## begin DATA LINES

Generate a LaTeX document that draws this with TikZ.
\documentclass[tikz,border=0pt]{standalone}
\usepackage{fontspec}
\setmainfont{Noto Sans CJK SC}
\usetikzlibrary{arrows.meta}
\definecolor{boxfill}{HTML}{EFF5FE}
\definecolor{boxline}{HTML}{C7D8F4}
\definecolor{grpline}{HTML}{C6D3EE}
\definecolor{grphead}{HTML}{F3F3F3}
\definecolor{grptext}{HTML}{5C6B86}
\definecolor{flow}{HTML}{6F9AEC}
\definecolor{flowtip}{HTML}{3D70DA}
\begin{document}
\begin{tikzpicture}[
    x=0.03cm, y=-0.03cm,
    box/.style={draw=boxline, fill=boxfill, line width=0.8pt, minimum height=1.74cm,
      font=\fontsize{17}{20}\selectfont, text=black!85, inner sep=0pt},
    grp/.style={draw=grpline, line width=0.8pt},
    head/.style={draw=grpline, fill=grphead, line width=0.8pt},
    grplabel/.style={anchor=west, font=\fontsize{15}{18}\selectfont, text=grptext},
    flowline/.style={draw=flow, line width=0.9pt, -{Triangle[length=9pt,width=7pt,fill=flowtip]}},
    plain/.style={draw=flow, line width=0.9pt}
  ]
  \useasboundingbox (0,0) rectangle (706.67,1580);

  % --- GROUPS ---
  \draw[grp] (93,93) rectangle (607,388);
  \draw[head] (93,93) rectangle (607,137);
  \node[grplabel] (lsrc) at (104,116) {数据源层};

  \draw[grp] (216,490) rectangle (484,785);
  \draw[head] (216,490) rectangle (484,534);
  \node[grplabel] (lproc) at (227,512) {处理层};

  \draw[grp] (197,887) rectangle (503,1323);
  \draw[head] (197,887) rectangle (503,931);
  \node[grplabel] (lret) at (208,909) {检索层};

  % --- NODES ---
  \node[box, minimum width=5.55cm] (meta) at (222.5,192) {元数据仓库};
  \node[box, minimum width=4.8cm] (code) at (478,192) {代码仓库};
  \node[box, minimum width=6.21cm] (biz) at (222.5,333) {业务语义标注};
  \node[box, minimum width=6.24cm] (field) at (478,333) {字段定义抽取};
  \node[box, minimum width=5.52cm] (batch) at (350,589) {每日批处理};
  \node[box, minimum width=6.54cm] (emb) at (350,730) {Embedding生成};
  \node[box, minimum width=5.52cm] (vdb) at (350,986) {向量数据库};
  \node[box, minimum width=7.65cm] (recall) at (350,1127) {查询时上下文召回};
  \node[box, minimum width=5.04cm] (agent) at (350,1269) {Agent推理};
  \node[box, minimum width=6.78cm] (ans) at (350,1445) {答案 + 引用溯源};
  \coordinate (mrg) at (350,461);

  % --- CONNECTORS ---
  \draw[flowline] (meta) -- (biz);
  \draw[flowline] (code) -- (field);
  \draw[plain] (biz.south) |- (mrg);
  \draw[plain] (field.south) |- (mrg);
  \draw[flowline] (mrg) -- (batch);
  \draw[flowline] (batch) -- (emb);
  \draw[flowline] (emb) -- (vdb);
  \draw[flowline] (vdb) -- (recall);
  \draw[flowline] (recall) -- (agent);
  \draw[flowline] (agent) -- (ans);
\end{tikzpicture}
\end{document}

## end DATA LINES

§ **TASK GOAL**
Using the data above, restate word for word the lines from its opening line through the line that contains "(0,0) rectangle (706.67,1580);", and no more.

§ **PROBLEM SOLUTION**
Generate a LaTeX document that draws this with TikZ.
\documentclass[tikz,border=0pt]{standalone}
\usepackage{fontspec}
\setmainfont{Noto Sans CJK SC}
\usetikzlibrary{arrows.meta}
\definecolor{boxfill}{HTML}{EFF5FE}
\definecolor{boxline}{HTML}{C7D8F4}
\definecolor{grpline}{HTML}{C6D3EE}
\definecolor{grphead}{HTML}{F3F3F3}
\definecolor{grptext}{HTML}{5C6B86}
\definecolor{flow}{HTML}{6F9AEC}
\definecolor{flowtip}{HTML}{3D70DA}
\begin{document}
\begin{tikzpicture}[
    x=0.03cm, y=-0.03cm,
    box/.style={draw=boxline, fill=boxfill, line width=0.8pt, minimum height=1.74cm,
      font=\fontsize{17}{20}\selectfont, text=black!85, inner sep=0pt},
    grp/.style={draw=grpline, line width=0.8pt},
    head/.style={draw=grpline, fill=grphead, line width=0.8pt},
    grplabel/.style={anchor=west, font=\fontsize{15}{18}\selectfont, text=grptext},
    flowline/.style={draw=flow, line width=0.9pt, -{Triangle[length=9pt,width=7pt,fill=flowtip]}},
    plain/.style={draw=flow, line width=0.9pt}
  ]
  \useasboundingbox (0,0) rectangle (706.67,1580);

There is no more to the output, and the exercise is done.